From the thread “Extension Language for a Text Editor”:

So basically, if you like a modal editor or not, go for editor of form
of your choice. I’ve seriously considered switching to vim simply
because of the ruby support. (A few things have kept me from doing
this, but they were merely technical issues.)

You’re welcome to come aboard ;-). I’m the maintainer of the Vim indent
script, together with Gavin Sinclair. It is, in my opinion, better than
the one that comes with Emacs, even though I guess Matz wrote that one
;-).

I was meaning to mention this anyway, but now I can’t resist. I think
a great project for someone to work on - someone who really really
wants to work on a project but isn’t sure what :slight_smile: - is a Ruby code
indenter.

Input:
Ruby code

Output:
Properly indented Ruby code, perhaps accounting for user preferences

Motivation:
Ruby is a hard language to programatically indent, for reasons that
will become obvious if this thread goes anywhere. Attempts to
provide support for this in Vim and Emacs are progressing, but are
hampered by languages which are not really suited to the task
(please prove me wrong).

If a general-purpose program were provided, it would offer a
solution to any editor and for standalone use, as well as inspiring
greater agility in the existing editor plugins. It would not render
such plugins obsolete, rather provide a backup for the tasks they do
not easily do (indent entire file, accounting for prefs, comments,
here-docs, etc.).

Comments:
A Ruby implementation could take advantage of irb code, just like
RDoc does. Understanding Ruby code, as opposed to reading a text
stream, makes indentation much easier.

There’s no way I have time to work on this; just throwing it out
there in case it catches someone’s fancy.

BTW…

Because [Emacs is] general, people have written lots of stuff, some
of which is quite silly (tetris, web browser, etc.),

…on the rare occasions I play Tetris, it’s as a Vim plugin :slight_smile:
Search www.vim.org if you’re interested.

Gavin

I was meaning to mention this anyway, but now I can’t resist. I think
a great project for someone to work on - someone who really really
wants to work on a project but isn’t sure what :slight_smile: - is a Ruby code
indenter.

Input:
Ruby code

Output:
Properly indented Ruby code, perhaps accounting for user preferences

Motivation:
Ruby is a hard language to programatically indent, for reasons that
will become obvious if this thread goes anywhere. Attempts to
provide support for this in Vim and Emacs are progressing, but are
hampered by languages which are not really suited to the task
(please prove me wrong).
I’d love to prove you wrong. I have, however, as you, discovered that
it is a bitch to indent Ruby programatically. It’s syntax is simply too
general. There is such overloading of so many tokens that it’s hard to
get every case right, while maintaining compatibility with other cases.
For every case you fix, you’ll have to check that it doesn’t affect any
of the other ones.
Anyway, it would be an interesting project. If I’m any judge, Perl 6
would make this very much easier to do. However, it should be generally
possible in any language. I’d assume Ruby would fit the task quite well
actually. The hard part is, of course, keeping track of all the cases.
However, it is quite well specified what may exists where, and in many
ways it is also easier to manage than a language such as C. Also, the
coding standards of Ruby are quite well defined as well, and almost
everyone seems to stick to them rather passionately, so this makes
things easier. I can’t promise that I’ll take a look this personally,
since I’ll be rather busy with other things in a near future. I will,
however, try to improve the Vim indenter to the best of my ability.
By the way, if you read this and you use Vim, please check out the
Vim/Ruby project at
http://rubyforge.org/projects/vim-ruby/
and try out all the latest features. Much work has been done since the
6.2 release, and it needs a good test-run.

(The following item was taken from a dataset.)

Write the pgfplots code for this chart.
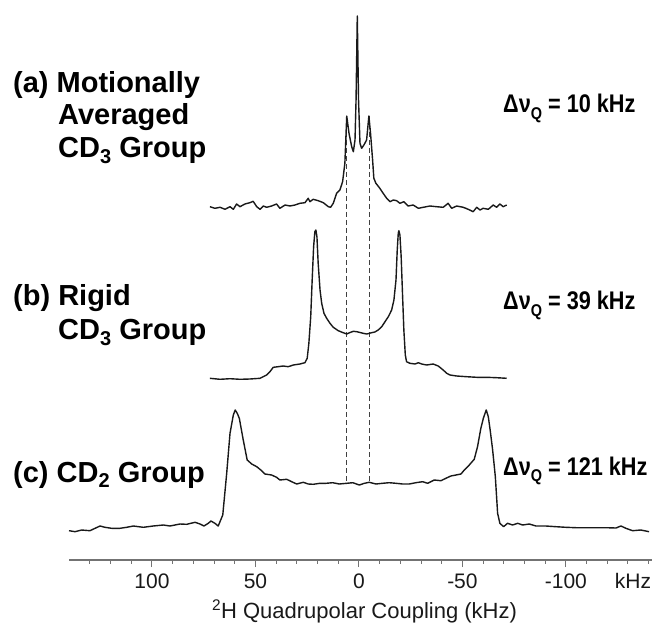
\documentclass[border=0pt]{standalone}
\usepackage{pgfplots}
\pgfplotsset{compat=1.18}
\usepackage{fontspec}
\setmainfont{Liberation Sans}
\newfontfamily\narrowfont[FakeStretch=0.85]{Liberation Sans}
\newcommand{\lab}{\fontsize{29}{33}\selectfont\bfseries}
\newcommand{\dnu}[1]{{\narrowfont\bfseries\fontsize{25.5}{28}\selectfont \char"0394\char"03BD\raisebox{-0.24em}{\fontsize{17}{17}\selectfont Q} = #1 kHz}}
\newcommand{\sub}[1]{\raisebox{-0.2em}{\fontsize{20}{20}\selectfont #1}}
\begin{document}
\begin{tikzpicture}[x=1pt,y=1pt]
\begin{axis}[
  at={(69pt,64pt)}, anchor=south west,
  scale only axis, width=583pt, height=560pt,
  x dir=reverse, xmin=-141.6, xmax=140.1,
  ymin=64, ymax=624,
  clip=false,
  axis x line=bottom, axis y line=none,
  axis line style={-, draw=black!55, line width=1.1pt},
  xtick={-100,-50,0,50,100},
  xticklabels={-100,-50,0,50,100},
  minor xtick={-140,-130,...,130},
  tick align=outside,
  major tick length=7pt, minor tick length=3.5pt,
  every tick/.style={draw=black!55, line width=1pt},
  xticklabel style={anchor=base, yshift=-21pt, font=\fontsize{21}{24}\selectfont, text=black!90},
  /pgf/number format/assume math mode=true,
]
% dashed guide lines
\addplot[black!75, line width=0.9pt, dash pattern=on 5pt off 3pt] coordinates {(5.9,508) (5.9,141)};
\addplot[black!75, line width=0.9pt, dash pattern=on 5pt off 3pt] coordinates {(-5.0,508) (-5.0,141)};
% (a)
\addplot[black!90, line width=1.4pt, line join=round] coordinates {
(72.0,417.3)(69.6,415.7)(67.1,416.7)(64.7,414.7)(62.3,417.3)(60.7,414.7)(59.1,420)(57.5,417.3)
(55.1,420)(52.7,421.3)(51.1,422.7)(49.4,417.3)(47.8,414.7)(46.2,418)(44.6,416.7)(42.2,418)
(39.8,420)(38.2,415.7)(35.7,419)(33.3,418)(30.9,419)(28.5,420.7)(26.1,421.3)(24.5,425.7)
(23.7,422.3)(22.1,424.7)(19.7,423.3)(17.2,421.3)(14.8,417.3)(13.7,416.7)(12.4,420.7)(10.8,430.7)
(9.2,434)(7.9,442.3)(6.8,460.7)(5.9,508)(4.8,490.7)(3.5,477.3)(2.7,472.3)(1.9,484)(1.4,524)
(0.8,608)(0.2,524)(-0.5,480.7)(-1.3,475.7)(-2.4,479)(-3.7,484)(-4.8,508)(-5.6,490.7)(-6.6,464)
(-7.2,445.7)(-8.2,440.7)(-10.1,435.7)(-11.7,430.7)(-13.4,425.7)(-15.0,422.3)(-16.6,424)(-18.2,423.3)
(-19.8,420.7)(-21.7,422.3)(-23.8,418)(-26.2,419)(-28.7,415.7)(-31.1,416.7)(-34.3,418)(-37.5,417.3)
(-40.7,416.7)(-43.1,420.7)(-44.8,415.7)(-47.2,418)(-50.4,416.7)(-52.8,414.7)(-55.2,412.3)(-56.9,416.7)
(-58.5,414)(-60.0,415.7)(-62.5,414.7)(-64.9,419)(-66.5,416.7)(-68.1,420)(-69.7,417.3)(-71.4,419)
};
% (b)
\addplot[black!90, line width=1.4pt, line join=round] coordinates {
(72.0,245.7)(67.1,244.7)(62.3,245.3)(57.5,244.7)(52.7,245)(47.8,245.7)(44.6,249)(43.0,252.3)
(41.4,256.7)(39.0,257.3)(36.6,258)(34.2,257.3)(31.7,259)(28.5,260)(26.1,261.3)(25.0,265.7)
(24.2,280.7)(23.3,307.3)(22.6,344)(21.9,377.3)(21.3,392.3)(20.8,394)(20.3,387.3)(19.7,360.7)
(18.8,334)(18.0,320.7)(16.9,310.7)(15.6,305.7)(14.0,300.7)(12.4,296.7)(10.0,293.3)(7.6,291.3)
(5.9,290)(4.3,291.5)(2.7,292.7)(1.1,292.3)(-0.5,291.5)(-2.1,290.7)(-3.7,290)(-4.8,290.5)
(-6.1,291.3)(-7.7,292)(-9.3,294)(-11.0,297.3)(-12.6,302.3)(-14.2,307.3)(-15.8,314)(-16.9,324)
(-17.9,344)(-18.5,374)(-19.0,390.7)(-19.3,393.3)(-19.8,389)(-20.4,367.3)(-21.1,327.3)(-21.7,294)
(-22.4,269)(-23.0,262.3)(-24.6,260.7)(-27.1,260)(-28.7,261.3)(-30.3,260)(-32.7,259)(-35.9,260)
(-38.3,258)(-40.7,254)(-42.4,250.7)(-44.0,249)(-47.2,248)(-52.0,247.3)(-56.9,246.7)(-61.7,246.7)
(-66.5,246.3)(-71.4,245.7)
};
% (c)
\addplot[black!90, line width=1.4pt, line join=round] coordinates {
(140.1,93.3)(137.2,92.3)(134.0,94)(130.0,93.3)(127.5,95.7)(125.1,98)(122.7,96.7)(119.5,95.7)
(115.5,95.7)(112.2,96.7)(109.0,98)(104.2,96.7)(99.4,98)(94.5,99)(91.3,98)(86.5,100)(83.2,99.7)
(79.2,101.7)(76.8,100)(74.9,98)(72.8,100.7)(71.5,103)(69.6,100.7)(68.0,98)(65.8,109)(63.9,150.7)
(62.3,190.7)(60.7,209)(59.8,214)(58.8,210.7)(57.8,205.7)(55.9,184)(54.0,164)(51.8,160)(49.4,157.3)
(47.0,153.3)(45.4,150)(42.2,149)(39.8,146.7)(38.2,144)(34.9,144.7)(32.5,142.3)(30.1,140)
(26.9,141.7)(24.5,140)(22.1,139.7)(18.8,140.7)(15.9,140.7)(12.7,141.3)(9.5,140)(5.9,140.7)
(3.0,141.3)(-0.2,139)(-2.6,140.7)(-5.0,141.7)(-8.2,140)(-11.4,140.7)(-14.6,141.3)(-17.9,140.7)
(-21.1,140)(-24.3,140)(-27.5,141.3)(-30.8,142.3)(-33.2,140.7)(-36.4,144)(-39.6,143.3)(-42.0,145.7)
(-44.4,148)(-46.9,149)(-49.3,150)(-50.9,154)(-53.3,159)(-55.7,164.7)(-57.3,177.3)(-58.9,195.7)
(-60.1,205.7)(-61.5,214)(-62.5,207.3)(-63.4,194)(-64.6,174)(-65.9,147.3)(-67.0,110.7)(-68.1,100.7)
(-69.9,97.3)(-71.8,100.7)(-74.2,99)(-76.7,100.7)(-79.1,99)(-82.3,100)(-85.5,98)(-90.3,98)
(-95.2,97.3)(-100.0,96.7)(-104.8,96.3)(-109.7,96.3)(-114.5,96.3)(-119.3,96.3)(-124.2,96)
(-126.6,98)(-129.0,95.7)(-132.2,93.3)(-136.2,94)(-140.2,92.3)
};
\end{axis}
% unit label at the end of the axis
\node[anchor=base, inner sep=0, text=black!90, font=\fontsize{21}{24}\selectfont] at (633,36) {kHz};
% axis title
\node[anchor=base, inner sep=0, text=black!90, font=\fontsize{22}{26}\selectfont] at (364.5,5.5) {\textsuperscript{2}H Quadrupolar Coupling (kHz)};
% panel labels
\node[anchor=base west, inner sep=0] at (13,531) {\lab (a) Motionally};
\node[anchor=base west, inner sep=0] at (58,499) {\lab Averaged};
\node[anchor=base west, inner sep=0] at (58,466) {\lab CD\sub{3} Group};
\node[anchor=base west, inner sep=0] at (13,318) {\lab (b) Rigid};
\node[anchor=base west, inner sep=0] at (58,284) {\lab CD\sub{3} Group};
\node[anchor=base west, inner sep=0] at (13,142) {\lab (c) CD\sub{2} Group};
\node[anchor=base west, inner sep=0] at (503,511) {\dnu{10}};
\node[anchor=base west, inner sep=0] at (503,314) {\dnu{39}};
\node[anchor=base west, inner sep=0] at (503,149) {\dnu{121}};
\pgfresetboundingbox
\path[use as bounding box] (0,0) rectangle (652,624);
\end{tikzpicture}
\end{document}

If a general-purpose program were provided, it would offer a
solution to any editor and for standalone use, as well as inspiring
greater agility in the existing editor plugins. It would not render
such plugins obsolete, rather provide a backup for the tasks they do
not easily do (indent entire file, accounting for prefs, comments,
here-docs, etc.).
like indent(1) you mean? I rarely run indent, but if I was ever to
alter other people’s code, I’d probably run it through indent(1) before
running it through Vim’s.

Comments:
A Ruby implementation could take advantage of irb code, just like
RDoc does. Understanding Ruby code, as opposed to reading a text
stream, makes indentation much easier.

There’s no way I have time to work on this; just throwing it out
there in case it catches someone’s fancy.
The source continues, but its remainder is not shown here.